In Ramphal v Department for Transport, the Employment Appeal Tribunal (EAT) found there was sufficient evidence to suggest that the employer’s HR advisors had improperly influenced the decision of the dismissing officer, thereby rendering the dismissal of the employee potentially unfair.
A dismissing officer is perfectly entitled to receive advice from HR (or from their legal adviser which of course would be privileged) before reaching a decision, but the advice should be limited to matters of law and procedure or to ensure consistency of sanctions imposed; however tempting, HR advisors must be careful not to make the decision for the dismissing officer or influence them improperly. There’s a line to be drawn in respect of HR’s remit, which may not always be easy to identify.
The dismissing officer’s role is to determine two issues – first, is the employee, on balance, guilty of the misconduct alleged; and secondly, if so, what is the appropriate sanction? In this case, HR had gone too far by expressing their own views on the outcome of both those stages.
In this case the employee concerned was accused of the potentially gross misconduct offence of using the company credit card and hire cars other than for business use. The investigation and subsequent dismissal was conducted by Mr Goodchild, whose first report concluded that the employee had a plausible explanation and that he should be given a final written warning. However, Mr Goodchild was inexperienced and sought the advice of HR at least 18 times over a period of several months who gave their view of the culpability of the employee with observations such as it was “surely unreasonable to purchase food close to his home”. Mr Goodchild’s final report was clearly influenced by HR’s comments and amended so that it concluded that the employee was guilty of gross misconduct and ought to be dismissed.
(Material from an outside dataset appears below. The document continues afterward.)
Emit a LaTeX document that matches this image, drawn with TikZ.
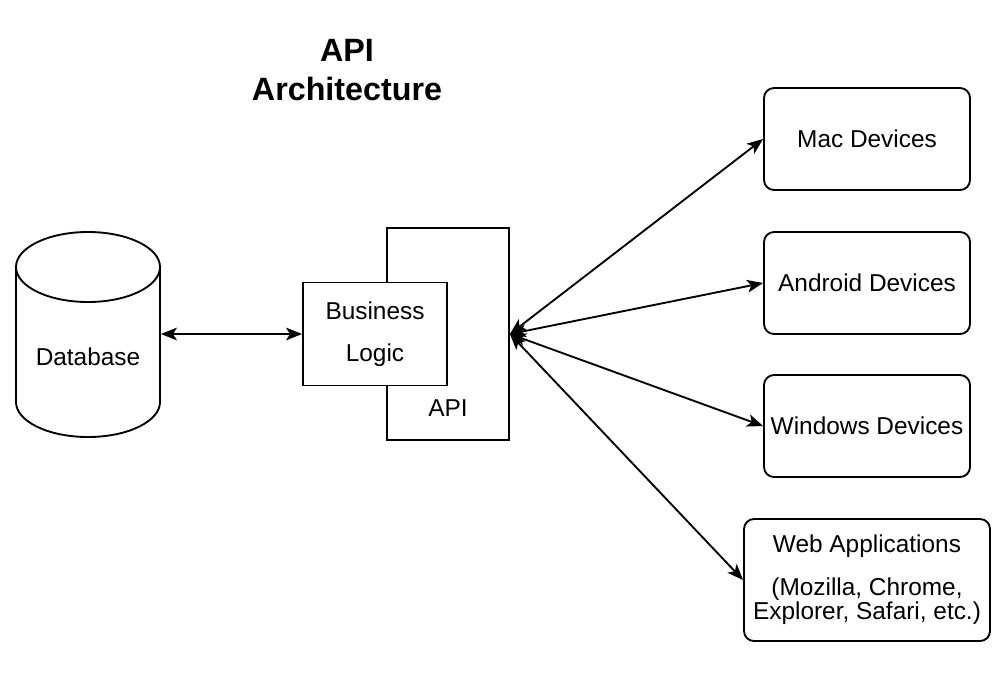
\documentclass[tikz,border=0pt]{standalone}
\usepackage{fontspec}
\setmainfont{Liberation Sans}
\usetikzlibrary{arrows.meta}
\begin{document}
\begin{tikzpicture}[x=0.75pt,y=-0.75pt,line width=1.4pt,
  every node/.style={font=\fontsize{18.3}{18}\selectfont},
  devbox/.style={draw,fill=white,rounded corners=7.5pt,inner sep=0pt,minimum width=154.5pt,minimum height=76.5pt,align=center},
  plainbox/.style={draw,fill=white,inner sep=0pt,align=center},
  link/.style={{Stealth[length=12pt,width=9.5pt,inset=3pt]}-{Stealth[length=12pt,width=9.5pt,inset=3pt]}}]
\useasboundingbox (0,0) rectangle (1007,690);
% title
\node[font=\bfseries\fontsize{24.2}{29.5}\selectfont,align=center] (title) at (347,70) {API\\Architecture};
% database cylinder
\draw[fill=white] (16,267) -- (16,402) arc[start angle=180,end angle=0,x radius=72,y radius=35] -- (160,267);
\draw[fill=white] (88,267) ellipse [x radius=72,y radius=35];
\node[inner sep=0pt,minimum width=108pt,minimum height=153.75pt] (db) at (88,334) {};
\node (dbtext) at (88,357) {Database};
% API and business logic
\node[plainbox,minimum width=91.5pt,minimum height=159pt] (api) at (448,334) {};
\node[plainbox,minimum width=108pt,minimum height=77.25pt] (bl) at (375,334) {Business\\[13.5pt]Logic};
\node (apitext) at (448,408) {API};
% devices
\node[devbox] (mac) at (867,139) {Mac Devices};
\node[devbox] (android) at (867,283) {Android Devices};
\node[devbox] (windows) at (867,426) {Windows Devices};
\node[devbox,minimum width=184.5pt,minimum height=91.5pt] (web) at (867,580) {Web Applications\\[14pt](Mozilla, Chrome,\\Explorer, Safari, etc.)};
% connectors
\draw[link] (db.east) -- (bl.west);
\draw[link] (api.east) -- (mac.west);
\draw[link] (api.east) -- (android.west);
\draw[link] (api.east) -- (windows.west);
\draw[link] (api.east) -- (web.west);
\end{tikzpicture}
\end{document}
Despite there being a lack of alternative evidence offered by the employer at the hearing as to why Mr Goodchild changed his report significantly to conclude that the employee was guilty of gross misconduct, the Employment Tribunal decided that the intervention of HR was appropriate and the dismissal was fair.
The EAT disagreed and found that the intervention of HR went beyond permissible assistance by expressing views upon the Claimant’s credibility and the appropriate penalty. The EAT found the dramatic change in Mr Goodchild’s report “disturbing” and stated that an employee is entitled to expect that the decision will be taken by the appropriate officer, without having been lobbied by other parties as to the findings he should make as to culpability.
The decision of the EAT does not establish any new point of law. However, it is a helpful reminder of the role HR advisors (or any other advisors for that matter) have to play, especially in the context of a disciplinary hearing.
How else might HR advisors appropriately support the process and reduce the risk of an unfair dismissal claim? It’s important to understand that this case does not stop HR from supporting dismissing officers generally on points of law or procedure and HR can, for example, still advise about the “balance of probabilities test”. In most cases this should be enough to ensure that a sensible decision is reached.
HR should be mindful of their role and the limits on their involvement in the decision-making process. It is important to document any internal advice between HR and the dismissing officer, to record properly the type of advice which HR has given in the process, whilst remembering that legal advice, whether this is to HR or to the dismissing officer directly, should be privileged and will not be disclosable.
The case is also a reminder of the importance, where practicable, of having a different investigating and dismissing officer. Employers could also consider offering inexperienced or nervous disciplinary officers generic role play training or shadowing before they are tasked with their own real-life cases of serious misconduct.